Within the framework of redirecting fiscal policies towards sustainability, the Social Watch report does not only propose the “greening” of taxes or measures to combat tax evasion, but it also supports the call for the implementation of innovative financing mechanisms, such as the financial transaction tax (FTT). It explains that such a tax – to be levied on trading shares, bonds, derivatives and foreign currency on the stock exchange, at trade centers and over the counter (OTC) transactions – can contribute to a fairer distribution of burdens. The report further explains that a substantial part of the revenues gained through e.g. an FTT, will be earmarked for environmental, development and rights purposes and distributed through a fund under the auspices of the United Nations.

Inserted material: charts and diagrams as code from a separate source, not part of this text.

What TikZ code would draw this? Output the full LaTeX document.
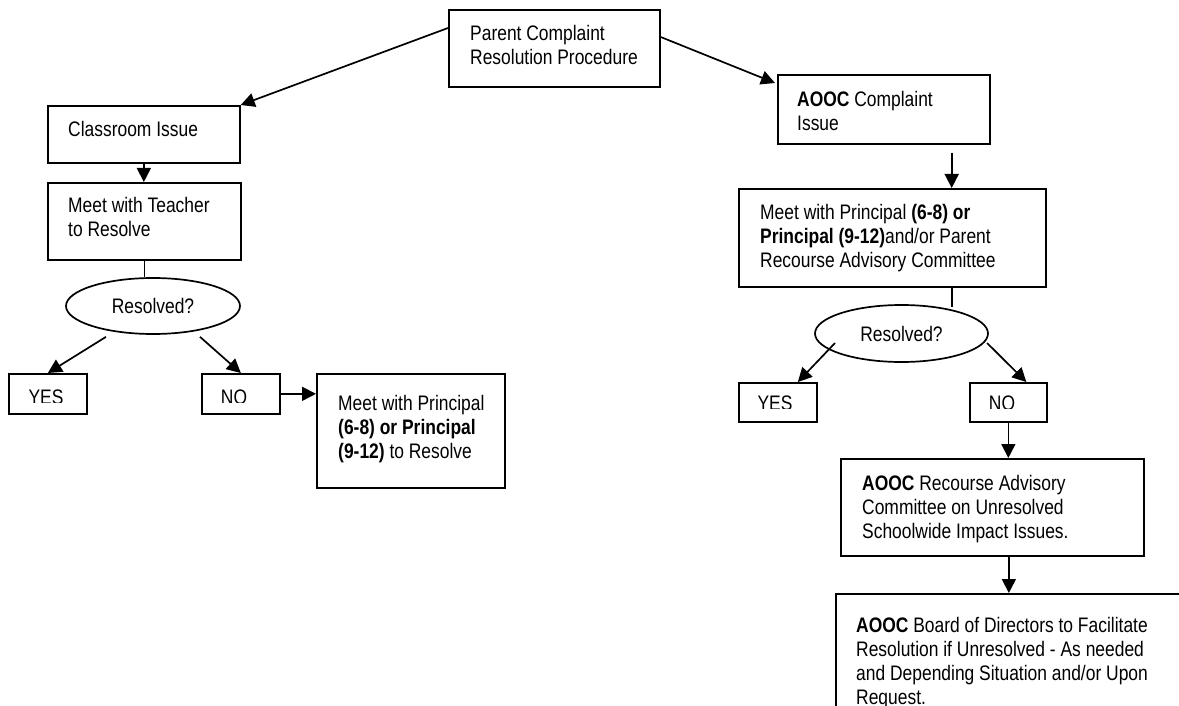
\documentclass[tikz,border=0pt]{standalone}
\usepackage{fontspec}
\setmainfont{Liberation Sans}[FakeStretch=0.83]
\usetikzlibrary{arrows.meta,shapes.geometric,calc}
\newcommand{\fs}{\fontsize{21pt}{24pt}\selectfont}
\tikzset{
  box/.style={draw, line width=1.7pt, anchor=north west, inner sep=0pt},
  oval/.style={draw, ellipse, line width=1.7pt, inner sep=0pt, font=\fs},
  txt/.style={anchor=north west, inner sep=0pt, align=left, font=\fs},
  ctxt/.style={anchor=north, inner sep=0pt, font=\fs},
  arr/.style={line width=1.7pt, -{Triangle[length=14pt,width=14pt]}},
  ln/.style={line width=1.7pt}
}
\begin{document}
\begin{tikzpicture}[x=1pt,y=-1pt]
\clip (0,0) rectangle (1179,706);
\fill[white] (0,0) rectangle (1179,706);
% boxes
\node[box, minimum width=211pt, minimum height=77pt] (parent) at (448,9) {};
\node[box, minimum width=192pt, minimum height=57pt] (classroom) at (47,105) {};
\node[box, minimum width=193pt, minimum height=77pt] (teacher) at (47,182) {};
\node[oval, minimum width=174pt, minimum height=56pt] (ellL) at (153,306) {Resolved?};
\node[box, minimum width=78pt, minimum height=40pt] (yesL) at (8,373) {};
\node[box, minimum width=78pt, minimum height=40pt] (noL) at (201,373) {};
\node[box, minimum width=188pt, minimum height=114pt] (princL) at (316,373) {};
\node[box, minimum width=212pt, minimum height=69pt] (aooc) at (777,74) {};
\node[box, minimum width=307pt, minimum height=98pt] (meetR) at (738,188) {};
\node[oval, minimum width=173pt, minimum height=57pt] (ellR) at (901.5,333.5) {Resolved?};
\node[box, minimum width=78pt, minimum height=39pt] (yesR) at (738,382) {};
\node[box, minimum width=77pt, minimum height=39pt] (noR) at (969,382) {};
\node[box, minimum width=303pt, minimum height=97pt] (recourse) at (840,458) {};
\node[box, minimum width=400pt, minimum height=150pt] (board) at (835,593) {};
% texts
\node[txt] (parentT) at (470,23.7) {\strut Parent Complaint\\Resolution Procedure};
\node[txt] (classroomT) at (68,119.7) {\strut Classroom Issue};
\node[txt] (teacherT) at (68,195.7) {\strut Meet with Teacher\\to Resolve};
\node[txt] (princLT) at (338,393.7) {\strut Meet with Principal\\\textbf{(6-8) or Principal}\\\textbf{(9-12)} to Resolve};
\node[txt] (aoocT) at (797,89.7) {\strut\textbf{AOOC} Complaint\\Issue};
\node[txt] (meetRT) at (760,202.7) {\strut Meet with Principal \textbf{(6-8) or}\\\textbf{Principal (9-12)}and/or Parent\\Recourse Advisory Committee};
\node[txt] (recourseT) at (862,473.7) {\strut\textbf{AOOC} Recourse Advisory\\Committee on Unresolved\\Schoolwide Impact Issues.};
\node[txt] (boardT) at (856,615.7) {\strut\textbf{AOOC} Board of Directors to Facilitate\\Resolution if Unresolved - As needed\\and Depending Situation and/or Upon\\Request.};
\begin{scope}
  \clip (8,373) rectangle (86,402);
  \node[ctxt] (yesLT) at (46,387.2) {\strut YES};
\end{scope}
\begin{scope}
  \clip (201,373) rectangle (279,402);
  \node[ctxt] (noLT) at (234,387.2) {\strut NO};
\end{scope}
\begin{scope}
  \clip (738,382) rectangle (816,408);
  \node[ctxt] (yesRT) at (775,393.2) {\strut YES};
\end{scope}
\begin{scope}
  \clip (969,382) rectangle (1046,408);
  \node[ctxt] (noRT) at (1002,393.2) {\strut NO};
\end{scope}
% connectors
\draw[arr] ([yshift=-19pt]parent.north west) -- (classroom.north east);
\draw[arr] ([yshift=-28pt]parent.north east) -- ([xshift=-2pt,yshift=-9pt]aooc.north west);
\draw[arr] (classroom.south) -- (classroom.south |- teacher.north);
\draw[ln] (teacher.south) -- (teacher.south |- ellL.north);
\draw[arr] ([xshift=-47pt,yshift=-2pt]ellL.south) -- (yesL.north);
\draw[arr] ([xshift=47pt,yshift=-2pt]ellL.south) -- (noL.north);
\draw[arr] (noL.east) -- (noL.east -| princL.west);
\coordinate (a1) at ([xshift=-39pt,yshift=-8pt]aooc.south east);
\draw[arr] (a1) -- (a1 |- meetR.north);
\coordinate (m1) at ([xshift=-95pt]meetR.south east);
\coordinate (m2) at (m1 |- ellR.north);
\draw[ln] (m1) -- ([yshift=-3pt]m2);
\draw[arr] ([xshift=-66.5pt,yshift=-9.5pt]ellR.center) -- ([xshift=20pt]yesR.north);
\draw[arr] ([xshift=85.5pt,yshift=-9.5pt]ellR.center) -- ([xshift=18pt]noR.north);
\draw[arr] (noR.south) -- (noR.south |- recourse.north);
\coordinate (r1) at ([xshift=16.5pt]recourse.south);
\draw[arr] (r1) -- (r1 |- board.north);
\end{tikzpicture}
\end{document}
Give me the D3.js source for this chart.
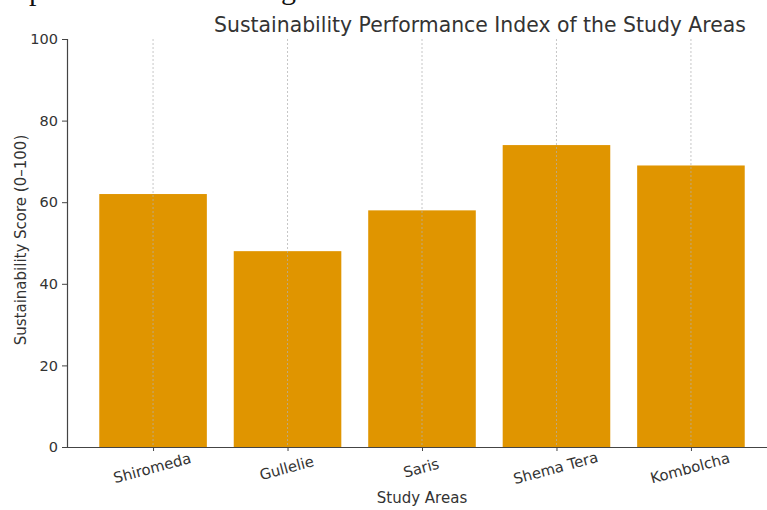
<!DOCTYPE html>
<html>
<head>
<meta charset="utf-8">
<script src="https://cdn.jsdelivr.net/npm/d3@7"></script>
<style>
  body { margin: 0; background: #fff; }
  svg text { font-family: "DejaVu Sans", sans-serif; }
</style>
</head>
<body>
<div id="chart"></div>
<script>
// data
var areas = ["Shiromeda", "Gullelie", "Saris", "Shema Tera", "Kombolcha"];
var scores = [62, 48, 58, 74, 69];
var yTicks = [0, 20, 40, 60, 80, 100];

var width = 767;
var height = 510;

// plot box (edges of the axes area)
var plotLeft = 67, plotRight = 777, plotTop = 39, plotBottom = 447;

var svg = d3.select("#chart")
  .append("svg")
  .attr("width", width)
  .attr("height", height);

// cropped line of the page text above the figure
svg.append("text")
  .attr("x", 29).attr("y", 0)
  .style("font-family", "'Liberation Serif', serif")
  .style("font-size", "30px")
  .attr("fill", "#111")
  .text("p");
svg.append("text")
  .attr("x", 281).attr("y", -1)
  .style("font-family", "'Liberation Serif', serif")
  .style("font-size", "30px")
  .attr("fill", "#111")
  .text("g");

// bars sit at 0..4 with width 0.8, like matplotlib
var xScale = d3.scaleLinear()
  .domain([-0.64, areas.length - 1 + 0.64])
  .range([plotLeft, plotRight]);

var yScale = d3.scaleLinear()
  .domain([0, 100])
  .range([plotBottom, plotTop]);

var barW = xScale(0.8) - xScale(0);

// bars
svg.selectAll("rect.bar")
  .data(scores)
  .enter()
  .append("rect")
  .attr("class", "bar")
  .attr("x", function(d, i) { return xScale(i) - barW / 2; })
  .attr("y", function(d) { return yScale(d); })
  .attr("width", barW)
  .attr("height", function(d) { return plotBottom - yScale(d); })
  .attr("fill", "#e09500");

// dotted vertical grid on top of bars
svg.selectAll("line.grid")
  .data(areas)
  .enter()
  .append("line")
  .attr("class", "grid")
  .attr("x1", function(d, i) { return xScale(i); })
  .attr("x2", function(d, i) { return xScale(i); })
  .attr("y1", plotTop)
  .attr("y2", plotBottom)
  .attr("stroke", "#b0b0b0")
  .attr("stroke-opacity", 0.8)
  .attr("stroke-width", 0.9)
  .attr("stroke-dasharray", "2,2");

// y axis
var yAxis = d3.axisLeft(yScale)
  .tickValues(yTicks)
  .tickSize(5)
  .tickPadding(4);

var gy = svg.append("g")
  .attr("transform", "translate(" + plotLeft + ",0)")
  .call(yAxis);
gy.select(".domain").attr("stroke", "#444").attr("stroke-width", 1.2);
gy.selectAll(".tick line").attr("stroke", "#444");
gy.selectAll(".tick text")
  .style("font-size", "14.5px")
  .attr("fill", "#333");

// x axis
var xAxis = d3.axisBottom(xScale)
  .tickValues(d3.range(areas.length))
  .tickFormat(function(i) { return areas[i]; })
  .tickSize(4)
  .tickSizeOuter(0);

var gx = svg.append("g")
  .attr("transform", "translate(0," + plotBottom + ")")
  .call(xAxis);
gx.select(".domain").attr("stroke", "#444").attr("stroke-width", 1.2);
gx.selectAll(".tick line").attr("stroke", "#444");
gx.selectAll(".tick text")
  .style("font-size", "14.8px")
  .attr("fill", "#333")
  .attr("text-anchor", "middle")
  .attr("dy", null)
  .attr("y", 0)
  .attr("transform", "translate(0,26) rotate(-15)");

// axis titles
svg.append("text")
  .attr("x", 422)
  .attr("y", 503)
  .attr("text-anchor", "middle")
  .style("font-size", "15px")
  .attr("fill", "#333")
  .text("Study Areas");

svg.append("text")
  .attr("transform", "translate(26,240) rotate(-90)")
  .attr("text-anchor", "middle")
  .style("font-size", "15px")
  .attr("fill", "#333")
  .text("Sustainability Score (0–100)");

// chart title
svg.append("text")
  .attr("x", 480)
  .attr("y", 32)
  .attr("text-anchor", "middle")
  .style("font-size", "20.4px")
  .attr("fill", "#333")
  .text("Sustainability Performance Index of the Study Areas");
</script>
</body>
</html>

Besides from trying to increase revenues, the report also encourages governments to reallocate their spending by abolishing harmful subsidies, promoting sustainable consumption and production, cutting military spending, and introducing a social protection floor for all, to name just a few examples. Moreover, the report calls for a reform of the official development assistance (ODA) framework, which it argues, should no longer be based on traditional paternalistic relationships and “charity.” Instead, it should embrace rights and burden sharing on the principle of solidarity.
Measurement of progress and sustainable development:
The Social Watch report explains that the indicators currently used to measure sustainable development are not able to picture the reality of the challenges faced by society today. For example, Gross Domestic Product (GDP) is still considered as the overarching indicator to measure development progress. However, this indicator does not measure, for example, environmental sustainability or social inclusion.
The report therefore recommends the promotion of research on alternative metrics at national and international levels, within a specified timeframe and with the broad participation of civil society. It proposes that all stakeholders would jointly develop a shared set of indicators that have institutional and social legitimacy. This process could build upon already existing initiatives, such as Measuring Australia’s Progress (MAP), or Bhutan’s Gross National Happiness Index. The report also refers to the existing Basic Capabilities Index (BCI), created by Social Watch, as an alternative non-monetary measure of poverty.